Members of Citizens for Sustainable Community point out that the city, which is experiencing a major budget crunch, would use tax-increment financing money to truck dirt from the Adam’s Dairy Lake project to the Home Depot project. “The big corporations get rich quick, and we’re left holding the bag,” says Helen Nelson, an activist with the group. Hauling will cost hundreds of thousands of dollars, but offering the dirt free to Home Depot allows use of TIF money, so funds wouldn’t have to pass through the city’s lean budget. This year, officials tapped cash reserves to meet expenditures.
But Grounds now says that the city will not have to pay to have dirt hauled away from the lake site. “That’s simply untrue,” he says, “Many people have already come to us and requested dirt. We’ll use it for various projects that people will carry it away for free, so there won’t be any cost to us.”
If the store isn’t built, the city could skirt Corps permit requirements by dumping the dirt on the site’s dryland areas rather than into its creeks and wetlands.

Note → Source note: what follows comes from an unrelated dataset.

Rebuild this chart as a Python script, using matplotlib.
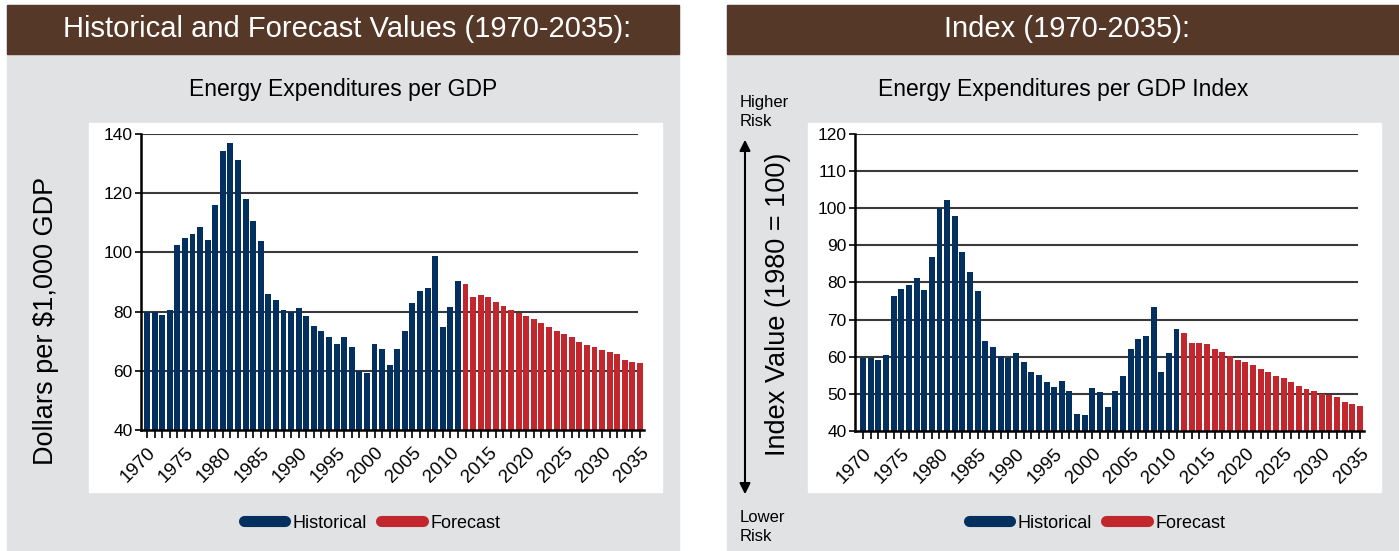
import matplotlib.pyplot as plt
from matplotlib.patches import Rectangle, FancyArrowPatch
from matplotlib.lines import Line2D

# Data
years = list(range(1970, 2036))
hist_years = years[:42]   # 1970-2011
fcst_years = years[42:]   # 2012-2035

spend_hist = [80, 80, 79, 80.7, 102.4, 104.8, 106.1, 108.5, 104.1, 116,
              134.2, 137, 131.2, 118, 110.5, 103.8, 85.8, 83.8, 80.4, 80,
              81.3, 78.4, 75, 73.6, 71.3, 69.2, 71.3, 67.9, 60.1, 59.4,
              68.9, 67.5, 62.1, 67.5, 73.3, 82.8, 86.8, 87.9, 98.7, 74.7,
              81.4, 90.2]
spend_fcst = [89.2, 85.1, 85.5, 84.8, 83.1, 81.8, 80.7, 79.4, 78.4, 77.4,
              76, 74.7, 73.3, 72.3, 71.3, 69.6, 68.6, 67.9, 66.9, 66.2,
              65.8, 63.8, 63.1, 62.8]

index_hist = [59.6, 59.6, 59.1, 60.4, 76.3, 78.2, 79.3, 81.2, 77.9, 86.8,
              100, 102.2, 97.9, 88.2, 82.8, 77.7, 64.2, 62.6, 60.1, 59.6,
              60.9, 58.5, 55.8, 55, 53.1, 51.8, 53.4, 50.7, 44.5, 44.2,
              51.5, 50.4, 46.4, 50.8, 54.7, 62, 64.7, 65.5, 73.5, 55.8,
              60.9, 67.4]
index_fcst = [66.5, 63.6, 63.8, 63.3, 62, 61.2, 60.1, 59, 58.5, 57.7,
              56.6, 55.8, 54.7, 54.2, 53.1, 52, 51.2, 50.7, 49.9, 49.6,
              49.1, 47.7, 47.2, 46.6]

W, H = 1399, 551
BLUE = '#03305f'
RED = '#c1272d'
BROWN = '#553828'
GRAY = '#e1e2e4'
NARROW = ['Liberation Sans Narrow', 'Liberation Sans', 'DejaVu Sans']
PLAIN = ['Liberation Sans', 'DejaVu Sans']


def box(x0, y0, x1, y1):
    # pixel box (top-left origin) -> figure fraction rect
    return [x0 / W, 1 - y1 / H, (x1 - x0) / W, (y1 - y0) / H]


def add_rect(fig, x0, y0, x1, y1, color):
    fig.add_artist(Rectangle((x0 / W, 1 - y1 / H), (x1 - x0) / W, (y1 - y0) / H,
                             transform=fig.transFigure, color=color, zorder=0))


def draw_panel(fig, left, right, header, subtitle, white, axbox, xlim, ylim,
               yticks, hist, fcst, ylabel, ylabel_pos, legend_x):
    add_rect(fig, left, 5, right, H, GRAY)
    add_rect(fig, left, 5, right, 54, BROWN)
    add_rect(fig, *white, 'white')
    cx = (left + right) / 2 + 4
    fig.text(cx / W, 1 - 29 / H, header, color='white', fontsize=21,
             family=NARROW, ha='center', va='center')
    fig.text((cx - 4) / W, 1 - 89 / H, subtitle, color='black', fontsize=16.5,
             family=NARROW, ha='center', va='center')

    ax = fig.add_axes(box(*axbox))
    ax.set_facecolor('none')
    ax.bar(hist_years, hist, width=0.78, color=BLUE, zorder=2)
    ax.bar(fcst_years, fcst, width=0.78, color=RED, zorder=2)
    ax.set_xlim(*xlim)
    ax.set_ylim(*ylim)
    ax.set_yticks(yticks)
    for v in yticks[1:]:
        ax.axhline(v, xmax=0.986, color='#3a3a3a', lw=1.5, zorder=1)
    for s in ['top', 'right']:
        ax.spines[s].set_visible(False)
    for s in ['left', 'bottom']:
        ax.spines[s].set_linewidth(1.8)
        ax.spines[s].set_color('black')
    ax.set_xticks(range(1970, 2036, 5))
    ax.set_xticks(years, minor=True)
    ax.tick_params(axis='x', which='both', direction='out', length=6, width=1.2,
                   pad=4)
    ax.tick_params(axis='y', direction='out', length=4, width=1.2, pad=2)
    for lab in ax.get_xticklabels():
        lab.set_rotation(45)
        lab.set_ha('right')
        lab.set_va('top')
        lab.set_rotation_mode('anchor')
        lab.set_fontsize(13.5)
        lab.set_family(PLAIN)
    for lab in ax.get_yticklabels():
        lab.set_fontsize(12.5)
        lab.set_family(PLAIN)

    fig.text(ylabel_pos[0] / W, 1 - ylabel_pos[1] / H, ylabel,
             rotation=90, fontsize=19.5, family=PLAIN, ha='center', va='center')

    handles = [Line2D([], [], color=BLUE, lw=8, solid_capstyle='round'),
               Line2D([], [], color=RED, lw=8, solid_capstyle='round')]
    fig.legend(handles, ['Historical', 'Forecast'], loc='center', ncol=2,
               bbox_to_anchor=(legend_x / W, 1 - 523 / H), frameon=False,
               prop={'family': NARROW, 'size': 13}, handlelength=2.3,
               handletextpad=0.4, columnspacing=0.8)
    return ax


fig = plt.figure(figsize=(W / 100, H / 100), dpi=100)
fig.patch.set_facecolor('white')

draw_panel(fig, 7, 679, 'Historical and Forecast Values (1970-2035):',
           'Energy Expenditures per GDP', (89, 123, 662, 492),
           (141, 134, 644, 430), (1969.21, 2035.53), (40, 140),
           [40, 60, 80, 100, 120, 140], spend_hist, spend_fcst,
           'Dollars per $1,000 GDP', (46, 321), 372)

draw_panel(fig, 727, W, 'Index (1970-2035):',
           'Energy Expenditures per GDP Index', (808, 123, 1381, 492),
           (855, 134, 1364, 431), (1968.95, 2035.52), (40, 120),
           [40, 50, 60, 70, 80, 90, 100, 110, 120], index_hist, index_fcst,
           'Index Value (1980 = 100)', (778, 304), 1097)

# risk arrow on the index panel
fig.add_artist(FancyArrowPatch((745 / W, 1 - 137 / H), (745 / W, 1 - 497 / H),
                               transform=fig.transFigure, arrowstyle='<|-|>',
                               mutation_scale=16, color='black', lw=1.5))
fig.text(740 / W, 1 - 112 / H, 'Higher\nRisk', fontsize=12, family=NARROW,
         ha='left', va='center', linespacing=1.3)
fig.text(740 / W, 1 - 527 / H, 'Lower\nRisk', fontsize=12, family=NARROW,
         ha='left', va='center', linespacing=1.4)

fig.savefig('out.png', dpi=100)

Grounds says Home Depot will actually do citizens a favor by developing and cleaning up the property, which he calls an “illegal dump.” Home Depot’s latest project design contains five settling pools to filter contaminants in runoff, and Grounds says that the plan “actually does more than leaving it the way it is.”
“This land has not been in use for a number of years,” says Tom Thoreson, real estate manager for Home Depot, which is promising to create replacement wetlands and clean up debris. “It is sort of overgrown and unkempt.”
But both the EPA and the state conservation department have written to the Corps stating that Home Depot should seriously consider alternative sites and that the Corps should reject the store’s permit request.
The Corps stalled and recently announced that it plans to hold a second public comment session in November. Grounds says the conservation department has a grudge against Blue Springs stemming from past disputes about a subdivision allegedly contaminating water in the Burr Oak Nature Center.
Grounds complained in a letter to Republican U.S. Rep. Sam Graves of “unfair retaliatory treatment by state agencies.” Grounds points to the 900-acre Eastland development in Independence. “They’ve got a sea of asphalt over there for a Lowe’s, a Wendy’s, a Hilton, a McDonald’s, an IHOP and who knows what else, and you’re telling me our little development is an abomination?” Grounds tells the Pitch.
Ex-mayor Michael has a different opinion.
“I think it’s a complete scam to try to call that area blighted,” he says. “It’s a way for a political entity to do something that isn’t feasible under normal circumstances…. These people are wanting to go TIF just because it’s too expensive to develop properly without getting aid.”